Descriptions of prevailing issues in Nicaragua, El Salvador and Guatemala figure large, of course. But Chomsky also visits the Dominican Republic, the Philippines and Europe to illustrate his central point. And it is a point that he makes and re-makes, a point that he still makes today. His analysis, simply put, is that an alliance of elite interests involving legislators, the powerful and those who own and control big business drives the US foreign policy agenda. The elite’s sole aim is to preserve and further its own power, influence and prosperity. The fact that it does not always speak with a consistent voice is merely evidence that within the group there remains competition. Indeed, the group is neither particularly stable nor permanent. It is rather a loose alliance of interest, perhaps heavily reliant on birthright, but not determined by it. Notions of freedom, democracy, individual or collective rights and even development are peddled, attached like advertisers’ catchlines to the same product every time it is recommended. To maintain its ascendancy, this ideology that fosters profit via power needs an enemy to provide a shield behind which it can hide its pursuit of self-advancement. The Soviet Union sufficed for most of the second half of the last century, but since then others have had to be identified to fulfil this essential role. It will not require much imagination to identify the current dark threats.

The population at large, meanwhile, has to be sold these ideas. When threat of nuclear war between super-powers loomed large, it was not difficult to fix the framework. How much easier is it now, when the current all-powerful, all-pervading enemy might just be within and among us? This low-intensity, back-burner threat continues to mask the activity that fuels an ever-increasing concentration of power and wealth. The people of the democratic, individualistic West are perfectly willing to stand by as recession bites, banks declare deposits worthless, pension funds dwindle, retirements recede and wages stagnate while those who perhaps cause these strictures luxuriate in ever-increasing, often self-granted rewards.

And, in a truly prescient passage, Chomsky describes this submissive, passive mentality perfectly. “For submissiveness to become a reliable trait,” he writes, “it must be entrenched in every realm. The public are to be observers, not participants, consumers of ideology as well as products. Eduardo Galeano writes that ‘the majority must resign itself to the consumption of fantasy. Illusions of wealth are sold to the poor, illusions of freedom to the oppressed, dreams of victory to the defeated and power to the weak.’ Nothing less will do.” In this context, is it any surprise that the average contemporary consumer knows more of celebrity gossip than political option?

Deterring Democracy is packed – perhaps over-packed – with detailed evidence.
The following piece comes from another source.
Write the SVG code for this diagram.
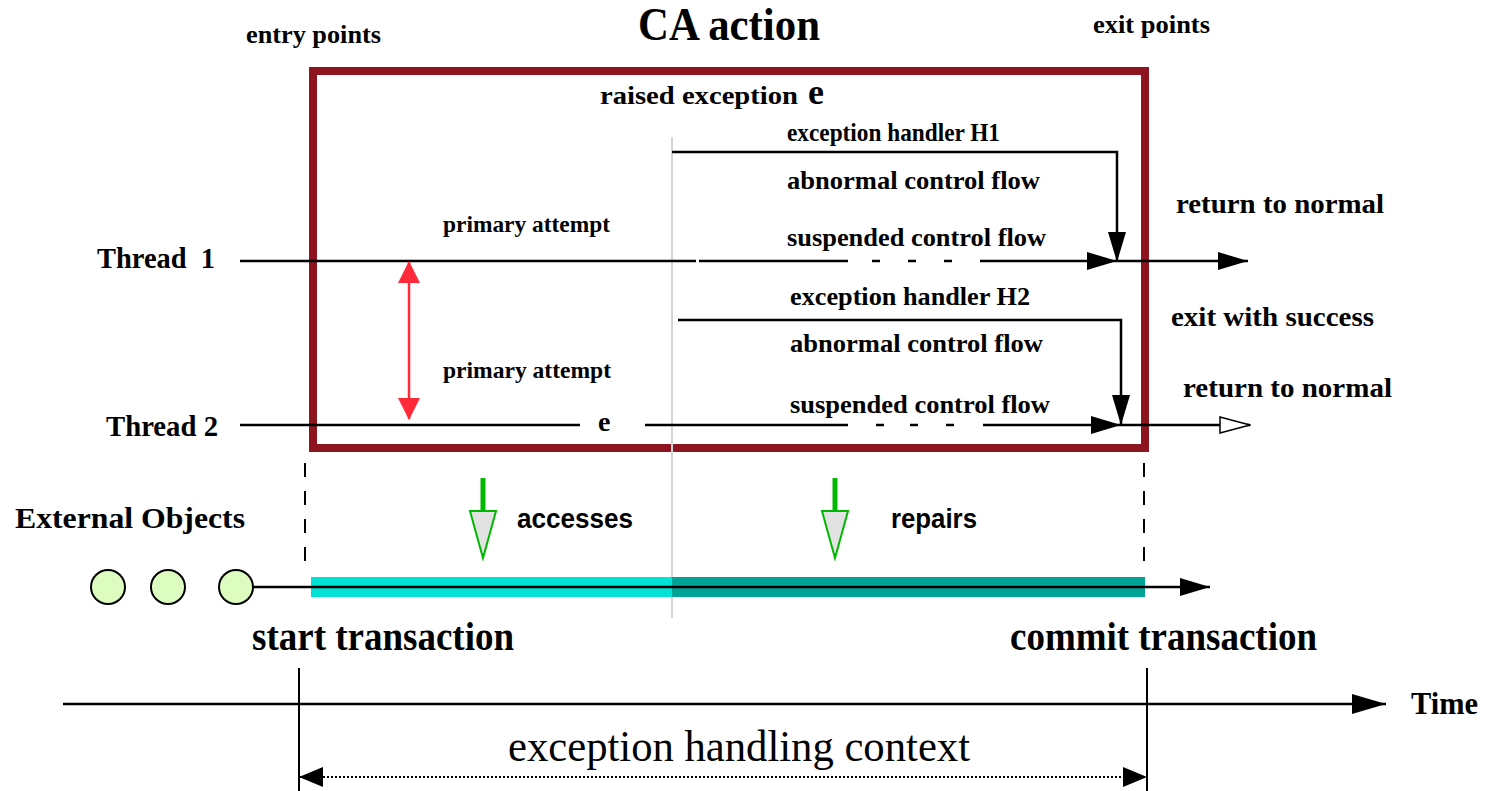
<svg xmlns="http://www.w3.org/2000/svg" width="1487" height="791" viewBox="0 0 1487 791">
  <style>
    .lbl { font-family: "Liberation Serif", "Times New Roman", serif; font-weight: bold; fill: #000; }
    .sans { font-family: "Liberation Sans", Arial, sans-serif; font-weight: bold; fill: #000; }
    .reg { font-family: "Liberation Serif", "Times New Roman", serif; fill: #000; }
    .flow { fill: none; stroke: #000; stroke-width: 2.5; }
    .dash { fill: none; stroke: #000; stroke-width: 2; stroke-dasharray: 14 14; }
  </style>
  <defs>
    <marker id="head" viewBox="0 0 30 18" refX="30" refY="9" markerWidth="30" markerHeight="18" markerUnits="userSpaceOnUse" orient="auto">
      <path d="M0 0 L30 9 L0 18 Z" fill="#000"/>
    </marker>
    <marker id="head-open" viewBox="0 0 32 18" refX="31" refY="9" markerWidth="32" markerHeight="18" markerUnits="userSpaceOnUse" orient="auto">
      <path d="M1 1 L31 9 L1 17 Z" fill="#fff" stroke="#000" stroke-width="1.5"/>
    </marker>
    <marker id="head-red" viewBox="0 0 22 22" refX="21" refY="11" markerWidth="22" markerHeight="22" markerUnits="userSpaceOnUse" orient="auto-start-reverse">
      <path d="M0 0 L22 11 L0 22 Z" fill="#ff2a3a"/>
    </marker>
    <marker id="head-dim" viewBox="0 0 24 20" refX="24" refY="10" markerWidth="24" markerHeight="20" markerUnits="userSpaceOnUse" orient="auto-start-reverse">
      <path d="M0 0 L24 10 L0 20 Z" fill="#000"/>
    </marker>
    <marker id="head-time" viewBox="0 0 34 20" refX="34" refY="10" markerWidth="34" markerHeight="20" markerUnits="userSpaceOnUse" orient="auto">
      <path d="M0 0 L34 10 L0 20 Z" fill="#000"/>
    </marker>
    <g id="green-arrow">
      <line x1="0" y1="0" x2="0" y2="33" stroke="#00b800" stroke-width="5"/>
      <path d="M-13 33 L13 33 L0 80 Z" fill="#e2e2e2" stroke="#00b800" stroke-width="2"/>
    </g>
  </defs>

  <!-- headings -->
  <g id="headings">
    <text class="lbl" x="246" y="43" font-size="26" textLength="135" lengthAdjust="spacingAndGlyphs">entry points</text>
    <text class="lbl" x="638" y="40" font-size="46" textLength="182" lengthAdjust="spacingAndGlyphs">CA action</text>
    <text class="lbl" x="1093" y="33" font-size="25" textLength="117" lengthAdjust="spacingAndGlyphs">exit points</text>
  </g>

  <!-- CA action boundary -->
  <g id="ca-action">
    <rect x="313" y="71" width="832" height="377" fill="none" stroke="#8e1520" stroke-width="8"/>
    <text class="lbl" x="600" y="104" font-size="25" textLength="198" lengthAdjust="spacingAndGlyphs">raised exception</text>
    <text class="lbl" x="808" y="104" font-size="36">e</text>
  </g>

  <!-- moment the exception is raised -->
  <line id="raise-point" x1="672" y1="137" x2="672" y2="618" stroke="#d4d4d4" stroke-width="2"/>

  <!-- thread 1 -->
  <g id="thread1">
    <text class="lbl" x="97" y="268" font-size="29" textLength="118" lengthAdjust="spacingAndGlyphs" xml:space="preserve">Thread  1</text>
    <text class="lbl" x="443" y="232" font-size="23" textLength="167" lengthAdjust="spacingAndGlyphs">primary attempt</text>
    <text class="lbl" x="787" y="246" font-size="25" textLength="259" lengthAdjust="spacingAndGlyphs">suspended control flow</text>
    <text class="lbl" x="1176" y="213" font-size="27" textLength="208" lengthAdjust="spacingAndGlyphs">return to normal</text>
  </g>

  <!-- handler H1 -->
  <g id="handler-h1">
    <text class="lbl" x="787" y="141" font-size="26" textLength="213" lengthAdjust="spacingAndGlyphs">exception handler H1</text>
    <text class="lbl" x="787" y="189" font-size="25" textLength="253" lengthAdjust="spacingAndGlyphs">abnormal control flow</text>
  </g>

  <!-- thread 2 -->
  <g id="thread2">
    <text class="lbl" x="106" y="436" font-size="29" textLength="112" lengthAdjust="spacingAndGlyphs">Thread 2</text>
    <text class="lbl" x="443" y="378" font-size="23" textLength="168" lengthAdjust="spacingAndGlyphs">primary attempt</text>
    <text class="lbl" x="598" y="431" font-size="28">e</text>
    <text class="lbl" x="790" y="413" font-size="25" textLength="260" lengthAdjust="spacingAndGlyphs">suspended control flow</text>
    <text class="lbl" x="1171" y="326" font-size="27" textLength="203" lengthAdjust="spacingAndGlyphs">exit with success</text>
    <text class="lbl" x="1183" y="397" font-size="27" textLength="209" lengthAdjust="spacingAndGlyphs">return to normal</text>
  </g>

  <!-- handler H2 -->
  <g id="handler-h2">
    <text class="lbl" x="790" y="305" font-size="26" textLength="240" lengthAdjust="spacingAndGlyphs">exception handler H2</text>
    <text class="lbl" x="790" y="352" font-size="25" textLength="253" lengthAdjust="spacingAndGlyphs">abnormal control flow</text>
  </g>

  <!-- external objects and their transaction -->
  <g id="external-objects">
    <text class="lbl" x="15" y="528" font-size="30" textLength="230" lengthAdjust="spacingAndGlyphs">External Objects</text>
    <circle cx="108" cy="587" r="17" fill="#ddfcc0" stroke="#000" stroke-width="2"/>
    <circle cx="168" cy="587" r="17" fill="#ddfcc0" stroke="#000" stroke-width="2"/>
    <circle cx="236" cy="587" r="17" fill="#ddfcc0" stroke="#000" stroke-width="2"/>
  </g>

  <g id="transaction">
    <rect x="311" y="577" width="361" height="20" fill="#00e2d6"/>
    <rect x="672" y="577" width="473" height="20" fill="#00a398"/>
    <text class="lbl" x="252" y="650" font-size="39" textLength="262" lengthAdjust="spacingAndGlyphs">start transaction</text>
    <text class="lbl" x="1010" y="650" font-size="39" textLength="307" lengthAdjust="spacingAndGlyphs">commit transaction</text>
  </g>

  <g id="accesses">
    <use href="#green-arrow" x="483" y="478"/>
    <text class="sans" x="517" y="528" font-size="27" textLength="116" lengthAdjust="spacingAndGlyphs">accesses</text>
  </g>
  <g id="repairs">
    <use href="#green-arrow" x="835" y="478"/>
    <text class="sans" x="891" y="528" font-size="27" textLength="86" lengthAdjust="spacingAndGlyphs">repairs</text>
  </g>

  <!-- time axis and handling context -->
  <g id="time-axis">
    <text class="lbl" x="1411" y="714" font-size="31" textLength="67" lengthAdjust="spacingAndGlyphs">Time</text>
    <line x1="299" y1="668" x2="299" y2="791" stroke="#000" stroke-width="2"/>
    <line x1="1147" y1="668" x2="1147" y2="791" stroke="#000" stroke-width="2"/>
  </g>
  <g id="context">
    <text class="reg" x="508" y="761" font-size="44" textLength="462" lengthAdjust="spacingAndGlyphs">exception handling context</text>
  </g>

  <!-- connectors -->
  <g id="connectors">
    <!-- thread 1 flow -->
    <path class="flow" d="M240 261 H696 M699 261 H848"/>
    <path class="flow" d="M872 261 H880 M908 261 H916 M944 261 H952"/>
    <path class="flow" d="M980 261 H1117" marker-end="url(#head)"/>
    <path class="flow" d="M1117 261 H1248" marker-end="url(#head)"/>
    <path class="flow" d="M672 152 H1117 V262" marker-end="url(#head)"/>

    <!-- thread 2 flow -->
    <path class="flow" d="M240 425 H580 M645 425 H848"/>
    <path class="flow" d="M876 425 H884 M910 425 H918 M946 425 H954"/>
    <path class="flow" d="M983 425 H1121" marker-end="url(#head)"/>
    <path class="flow" d="M1121 425 H1250" marker-end="url(#head-open)"/>
    <path class="flow" d="M678 320 H1121 V425" marker-end="url(#head)"/>

    <!-- coordination between the threads -->
    <line x1="409" y1="262" x2="409" y2="419" stroke="#ff2a3a" stroke-width="2.5" marker-start="url(#head-red)" marker-end="url(#head-red)"/>

    <!-- entry and exit boundaries -->
    <line class="dash" x1="305" y1="463" x2="305" y2="570"/>
    <line class="dash" x1="1144" y1="463" x2="1144" y2="570"/>

    <!-- object timeline -->
    <path class="flow" d="M253 587 H1210" marker-end="url(#head)"/>

    <!-- time -->
    <path fill="none" stroke="#000" stroke-width="2.5" d="M63 704 H1386" marker-end="url(#head-time)"/>

    <!-- context span -->
    <line x1="299" y1="777" x2="1147" y2="777" stroke="#000" stroke-width="2" stroke-dasharray="2 2" marker-start="url(#head-dim)" marker-end="url(#head-dim)"/>
  </g>
</svg>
Chomsky makes his point repeatedly and forcefully. I was once privileged to co-host the author as chair of a London conference. At first hand I can vouch for the sincerity and passion that underpins these views. I can also vouch for the solidity of the evidence upon which they are based.

Noam Chomsky is not anti-American. It is the exploiters of self-seeking power and self-deferential influence who deserve that label. Noam Chomsky is a man of the people, intensely humanistic and fundamentally democratic. He seems to maintain that if people turn their backs and refuse to acknowledge the obvious, they will have foregone a real opportunity to realise something more sustainable than the current illusion. And, along the way, they will probably have said goodbye to their principles, along with their bank deposits, pensions, retirement and freedom. At least they can talk about their woes on their latest-model mobiles, if, that is, they can still pay the bill. When you read Noam Chomsky’s Deterring Democracy, give its arguments a chance to register. Then see if they ring true.